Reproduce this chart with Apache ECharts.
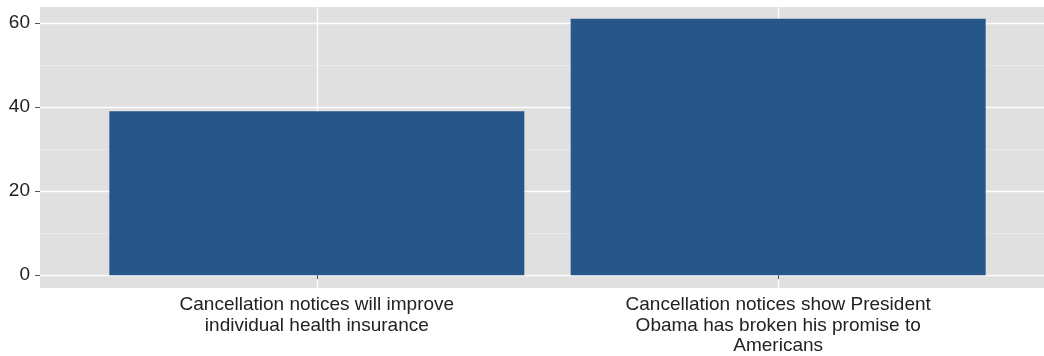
<!DOCTYPE html>
<html>
<head>
<meta charset="utf-8">
<script src="https://cdn.jsdelivr.net/npm/echarts@6/dist/echarts.min.js"></script>
<style>
html,body{margin:0;padding:0;background:#fff;}
#c{width:1044px;height:356px;}
</style>
</head>
<body>
<div id="c"></div>
<script>
var categories = [
  "Cancellation notices will improve\nindividual health insurance",
  "Cancellation notices show President\nObama has broken his promise to\nAmericans"
];
var values = [39, 61];
var yTicks = [0, 20, 40, 60];
var yMinorTicks = [10, 30, 50];
var xPositions = [1, 2];

var chart = echarts.init(document.getElementById('c'), null, {renderer: 'canvas'});
var FONT = '"Liberation Sans", Arial, sans-serif';
var yMin = -3.05, yMax = 63.8;

chart.setOption({
  animation: false,
  backgroundColor: '#ffffff',
  grid: {
    left: 40, top: 7, width: 1015, height: 281,
    containLabel: false, outerBoundsMode: 'none',
    show: true, backgroundColor: '#e0e0e0', borderWidth: 0
  },
  xAxis: {
    type: 'value', min: 0.4, max: 2.6,
    axisLine: {show: false},
    axisTick: {show: true, length: 4, customValues: xPositions, lineStyle: {color: '#555', width: 1}},
    axisLabel: {
      customValues: xPositions, margin: 7,
      fontFamily: FONT, fontSize: 19, color: '#222', lineHeight: 20.5, align: 'center',
      formatter: function (v) { return categories[Math.round(v) - 1] || ''; }
    },
    splitLine: {show: true, lineStyle: {color: '#ffffff', width: 1.3}}
  },
  yAxis: [{
    type: 'value', min: yMin, max: yMax,
    axisLine: {show: false},
    axisTick: {show: true, length: 5, customValues: yTicks, lineStyle: {color: '#555', width: 1}},
    axisLabel: {customValues: yTicks, margin: 10, fontFamily: FONT, fontSize: 19, color: '#222'},
    splitLine: {show: true, lineStyle: {color: '#ffffff', width: 1.3}}
  }, {
    type: 'value', min: yMin, max: yMax, position: 'left',
    axisLine: {show: false},
    axisTick: {show: false, customValues: yMinorTicks},
    axisLabel: {show: false, customValues: yMinorTicks},
    splitLine: {show: true, lineStyle: {color: '#ebebeb', width: 0.8}}
  }],
  series: [{
    type: 'bar',
    xAxisIndex: 0, yAxisIndex: 0,
    barWidth: 415,
    itemStyle: {color: '#27568a'},
    data: values.map(function (v, i) { return [xPositions[i], v]; }),
    z: 3
  }]
});
</script>
</body>
</html>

§ What you are asked to do
Write out an exact copy of the listing, first line through the line containing "var yMin = -3.05, yMax = 63.8;", with the pictures left out.

§ Reply
Reproduce this chart with Apache ECharts.
<!DOCTYPE html>
<html>
<head>
<meta charset="utf-8">
<script src="https://cdn.jsdelivr.net/npm/echarts@6/dist/echarts.min.js"></script>
<style>
html,body{margin:0;padding:0;background:#fff;}
#c{width:1044px;height:356px;}
</style>
</head>
<body>
<div id="c"></div>
<script>
var categories = [
  "Cancellation notices will improve\nindividual health insurance",
  "Cancellation notices show President\nObama has broken his promise to\nAmericans"
];
var values = [39, 61];
var yTicks = [0, 20, 40, 60];
var yMinorTicks = [10, 30, 50];
var xPositions = [1, 2];

var chart = echarts.init(document.getElementById('c'), null, {renderer: 'canvas'});
var FONT = '"Liberation Sans", Arial, sans-serif';
var yMin = -3.05, yMax = 63.8;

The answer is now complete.